With $500 monthly contributions | Earning an average of 1.2% APY | Earning an average of 1.7% APY | Earning an average of 2.2% APY | |
After 30 years | $180,000 | $215,845.76 | $233,123.75 | $252,141.72 |
Growth | n/a | +$35,845.76 | +$53,123.75 | +$72,141.72 |
Where You Save Your Money Matters
As you can already see, it is important to put your money in an account that earns as much as possible, while also maintaining a risk level that keeps you comfortable. While a savings account or CD is a safe choice that still earns a modest return, you could earn even more by putting that extra $500 into a different savings vehicle.
Historically, 401(k) retirement savings accounts have an average rate of return somewhere in the 5-8% range. While your actual return is always contingent on market trends and the investments/risk tolerances you select, putting extra savings in your portfolio is a better way to earn even more than you would with a savings account.
“Between 1926 and 2018, the average annual return of the S&P 500 was about 10%. Adjust that 10% for inflation, and that brings you to an average annual, real return of 7%,” wrote The Motley Fool’s Catherine Brock.
Individual years may return more or less. Over decades, however, investing broadly in the stock market has actually been very predictable (though it’s always important to remember that past performance does not guarantee what happens in the future).
As an example, if you contribute $500 a month and earn an average return of 6.5% annually, your retirement account could easily grow to over $530,000 in 30 years. Even earning a below-average annual return of 4.5% would result in a balance of over $367,000, more than doubling your cash contributions in 30 years!
If you put your contributions in a… | Savings account earning 1.7% APY | CD earning 2.2% APY | 401(K) with an average return of 4.5% annually | 401(K) with an average return of 6% annually |
Your balance after 30 years will be… | $233,123.75 | $252,141.72 | $375,404.70 | $490,128.23 |
Of course, investments involve added risk and expenses, and returns aren’t guaranteed. However, you can easily see how much it matters when choosing where to put your savings.
If You Can’t Spare $500 a Month…
I understand setting aside $500 a month might be a stretch for some households. If that’s the case for you right now, don’t fret — you can still build an impressive nest egg by putting aside whatever you can.
For instance, let’s say you’re only able to save $100 a month. After 30 years, you will have contributed $36,000 out of your own pocket into savings, but thanks to compound interest, you may see a balance that’s much higher.

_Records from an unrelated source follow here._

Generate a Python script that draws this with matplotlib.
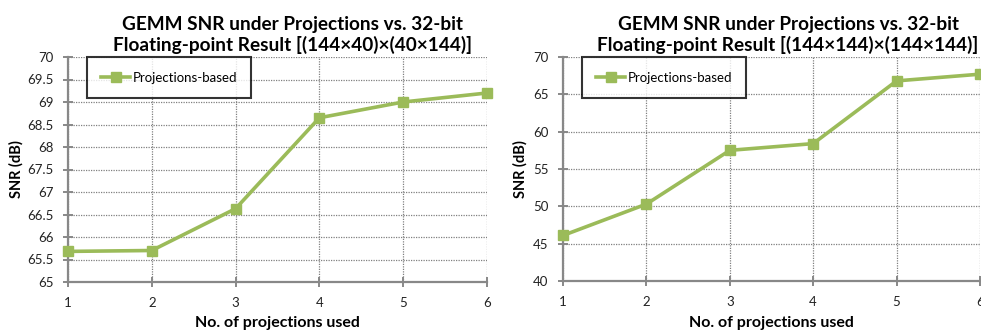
import matplotlib.pyplot as plt

plt.rcParams['font.family'] = ['Lato', 'DejaVu Sans']

projections = [1, 2, 3, 4, 5, 6]
snr_small = [65.68, 65.70, 66.63, 68.65, 69.0, 69.2]
snr_large = [46.1, 50.3, 57.5, 58.4, 66.8, 67.7]

titles = ["GEMM SNR under Projections vs. 32-bit\nFloating-point Result [(144×40)×(40×144)]",
          "GEMM SNR under Projections vs. 32-bit\nFloating-point Result [(144×144)×(144×144)]"]
green = "#9BBB59"

fig = plt.figure(figsize=(9.81, 3.31), dpi=100)
ax1 = fig.add_axes([68 / 981, 1 - 282 / 331, 419 / 981, 225 / 331])
ax2 = fig.add_axes([563 / 981, 1 - 281 / 331, 417 / 981, 224 / 331])

setups = [
    (ax1, snr_small, (65, 70), [65, 65.5, 66, 66.5, 67, 67.5, 68, 68.5, 69, 69.5, 70],
     ["65", "65.5", "66", "66.5", "67", "67.5", "68", "68.5", "69", "69.5", "70"],
     titles[0], 0.535, -0.107, -0.151),
    (ax2, snr_large, (40, 70), [40, 45, 50, 55, 60, 65, 70],
     ["40", "45", "50", "55", "60", "65", "70"], titles[1], 0.54, -0.084, -0.156),
]

for ax, vals, ylim, yt, ytl, title, tx, ylx, xly in setups:
    ax.plot(projections, vals, color=green, lw=2.6, marker="s", ms=7.5,
            label="Projections-based", clip_on=False, zorder=3)
    ax.set_xlim(1, 6)
    ax.set_ylim(*ylim)
    ax.set_xticks(projections)
    ax.set_yticks(yt)
    ax.set_yticklabels(ytl)
    ax.grid(True, color="#808080", ls=(0, (1, 1)), lw=0.9)
    for s in ["top", "right"]:
        ax.spines[s].set_visible(False)
    for s in ["left", "bottom"]:
        ax.spines[s].set_color("#888888")
        ax.spines[s].set_linewidth(1.6)
    ax.tick_params(direction="inout", length=7, width=1.4, color="#888888",
                   labelsize=9.5, pad=7, labelcolor="#222222")
    ax.set_xlabel("No. of projections used", fontsize=11.5, fontweight="bold")
    ax.xaxis.set_label_coords(0.5, xly)
    ax.set_ylabel("SNR (dB)", fontsize=10.5, fontweight="bold")
    ax.yaxis.set_label_coords(ylx, 0.5)
    ax.set_title(title, fontsize=13.7, fontweight="bold", pad=4, x=tx, linespacing=1.25)
    leg = ax.legend(loc="upper left", bbox_to_anchor=(0.045, 1.0), frameon=True,
                    fancybox=False, edgecolor="black", fontsize=9.5, borderpad=1.1,
                    handlelength=2.2, handletextpad=0.15, borderaxespad=0)
    leg.get_frame().set_linewidth(1.5)

fig.savefig("out.png", dpi=100)
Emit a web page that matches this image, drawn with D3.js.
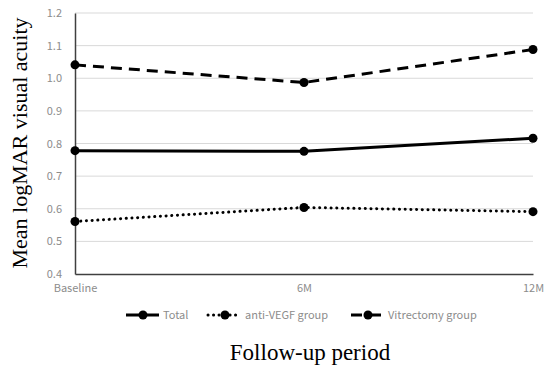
<!DOCTYPE html>
<html><head><meta charset="utf-8">
<script src="https://cdn.jsdelivr.net/npm/d3@7"></script>
<style>body{margin:0;background:#fff}svg{display:block}</style>
</head><body>
<svg id="c" width="550" height="371"></svg>
<script>
const categories = ["Baseline", "6M", "12M"];
const totalValues = [0.778, 0.776, 0.816];
const antiVegfValues = [0.561, 0.604, 0.591];
const vitrectomyValues = [1.041, 0.987, 1.088];
const yTicks = [0.4, 0.5, 0.6, 0.7, 0.8, 0.9, 1.0, 1.1, 1.2];
const seriesNames = ["Total", "anti-VEGF group", "Vitrectomy group"];

const series = [
  {name: seriesNames[0], values: totalValues, dash: null, cap: "butt"},
  {name: seriesNames[1], values: antiVegfValues, dash: "0.1 5.6", cap: "round"},
  {name: seriesNames[2], values: vitrectomyValues, dash: "11 7", cap: "butt"}
];

const svg = d3.select("#c");
const x = d3.scalePoint().domain(categories).range([75, 533]);
const y = d3.scaleLinear().domain([0.4, 1.2]).range([274, 13]);
const tickFont = "'Noto Sans CJK JP', 'Noto Sans', sans-serif";

// gridlines
svg.append("g").selectAll("line").data(yTicks.slice(1)).join("line")
  .attr("x1", 75).attr("x2", 533)
  .attr("y1", d => y(d)).attr("y2", d => y(d))
  .attr("stroke", "#d9d9d9").attr("stroke-width", 1);

// y axis
const ya = svg.append("g").attr("transform", "translate(75,0)")
  .call(d3.axisLeft(y).tickValues(yTicks).tickFormat(d3.format(".1f")).tickSize(0).tickPadding(13));
ya.select(".domain").attr("stroke", "#404040").attr("stroke-width", 1.5);
ya.selectAll("text").attr("fill", "#8c8c8c").style("font-size", "11px").style("font-family", tickFont);

// x axis
const xa = svg.append("g").attr("transform", "translate(0,274)")
  .call(d3.axisBottom(x).tickSize(0).tickPadding(10));
xa.select(".domain").attr("stroke", "#404040").attr("stroke-width", 1.5);
xa.selectAll("text").attr("fill", "#8c8c8c").style("font-size", "11px").style("font-family", tickFont);

const line = d3.line().x((d, i) => x(categories[i])).y(d => y(d));

series.forEach(s => {
  svg.append("path").datum(s.values)
    .attr("d", line).attr("fill", "none").attr("stroke", "#000")
    .attr("stroke-width", 3).attr("stroke-dasharray", s.dash)
    .attr("stroke-linecap", s.cap);
  svg.append("g").selectAll("circle").data(s.values).join("circle")
    .attr("cx", (d, i) => x(categories[i])).attr("cy", d => y(d))
    .attr("r", 4.5).attr("fill", "#000");
});

// legend
const legendX = [126, 208, 351];
const legendY = 315;
series.forEach((s, i) => {
  const g = svg.append("g");
  g.append("line").attr("x1", legendX[i]).attr("x2", legendX[i] + 33)
    .attr("y1", legendY).attr("y2", legendY)
    .attr("stroke", "#000").attr("stroke-width", 3)
    .attr("stroke-dasharray", s.dash ? (i === 1 ? "0.1 5.4" : "11 8") : null)
    .attr("stroke-linecap", s.cap);
  g.append("circle").attr("cx", legendX[i] + 17).attr("cy", legendY).attr("r", 4.5).attr("fill", "#000");
  g.append("text").attr("x", legendX[i] + 37).attr("y", legendY + 4)
    .text(s.name).attr("fill", "#8c8c8c").style("font-size", "11px").style("font-family", tickFont);
});

// axis titles
svg.append("text").attr("x", 310).attr("y", 360).attr("text-anchor", "middle")
  .text("Follow-up period").style("font-family", "'Liberation Serif', serif").style("font-size", "23px").attr("fill", "#000");
svg.append("text").attr("transform", "translate(27,143) rotate(-90)").attr("text-anchor", "middle")
  .text("Mean logMAR visual acuity").style("font-family", "'Liberation Serif', serif").style("font-size", "22px").attr("fill", "#000");
</script>
</body></html>
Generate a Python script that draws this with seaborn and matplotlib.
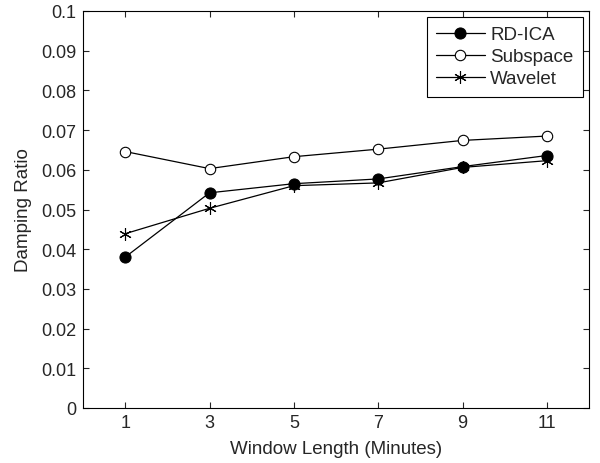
import matplotlib
matplotlib.use('Agg')
import matplotlib.pyplot as plt
import seaborn as sns
import pandas as pd

# window lengths (minutes) and damping ratio estimates
window = [1, 3, 5, 7, 9, 11]
rd_ica = [0.0380, 0.0542, 0.0565, 0.0577, 0.0608, 0.0636]
subspace = [0.0646, 0.0603, 0.0633, 0.0652, 0.0674, 0.0685]
wavelet = [0.0439, 0.0503, 0.0560, 0.0567, 0.0606, 0.0623]

df = pd.DataFrame({'Window': window, 'RD-ICA': rd_ica,
                   'Subspace': subspace, 'Wavelet': wavelet})

sns.set_style('ticks')
plt.rcParams['font.family'] = ['Liberation Sans', 'DejaVu Sans']

fig = plt.figure(figsize=(6, 4.64), dpi=100)
ax = fig.add_axes([83 / 600, 1 - 409 / 464, 506 / 600, 397 / 464])

sns.lineplot(data=df, x='Window', y='RD-ICA', ax=ax, color='black', lw=0.9,
             marker='o', markersize=8, markerfacecolor='black',
             markeredgecolor='black', label='RD-ICA')
sns.lineplot(data=df, x='Window', y='Subspace', ax=ax, color='black', lw=0.9,
             marker='o', markersize=7.5, markerfacecolor='white',
             markeredgecolor='black', markeredgewidth=0.8, label='Subspace')
sns.lineplot(data=df, x='Window', y='Wavelet', ax=ax, color='black', lw=0.9,
             marker=(6, 2, 0), markersize=9, markeredgecolor='black',
             markeredgewidth=0.8, label='Wavelet')

ax.set_xlim(0, 12)
ax.set_ylim(0, 0.1)
ax.set_xticks(window)
ax.set_yticks([i / 100 for i in range(11)])
ax.set_yticklabels(['0'] + ['%g' % (i / 100) for i in range(1, 11)])
ax.set_xlabel('Window Length (Minutes)', fontsize=13.5, labelpad=6)
ax.set_ylabel('Damping Ratio', fontsize=13.5, labelpad=7)
ax.tick_params(direction='in', labelsize=13, length=4, width=0.8,
               top=True, right=True, pad=4.5)
for s in ax.spines.values():
    s.set_visible(True)
    s.set_linewidth(0.8)
    s.set_color('black')

leg = ax.legend(loc='upper right', fontsize=13.5, frameon=True, fancybox=False,
                edgecolor='black', borderaxespad=0.32, handlelength=2.6,
                labelspacing=0.25, borderpad=0.5, handletextpad=0.3,
                framealpha=1)
leg.get_frame().set_linewidth(0.8)

fig.savefig('out.png', dpi=100)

With $100 monthly contributions | Earning an average of 1.2% APY | Earning an average of 1.7% APY | Earning an average of 2.2% APY | |
After 30 years | $36,000 | $43,169.15 | $46,624.75 | $50,428.34 |
Growth | n/a | +$7,169.15 | +$10,624.75 | +$14,428.34 |
Even earning a mere 1.2% APY with your savings account would earn you an extra $7,169. That’s money you didn’t work to earn, which can go toward your retirement expenses (or even a fun family vacation).
Save Now, Spend Later
The most important rule in saving is to set aside as much as you can as early as possible. Whether you’re able to put $500 a month into savings today or not, strive to put as much as possible into the account of your choosing.
Compound interest will work to grow your money over the years. The longer you save, the higher your savings will grow. And of course, as your career progresses and your financial situation changes, you can always increase those monthly contributions to earn even more.
With a little dedication (and some key discipline), today’s savings could easily be tomorrow’s comfortable nest egg.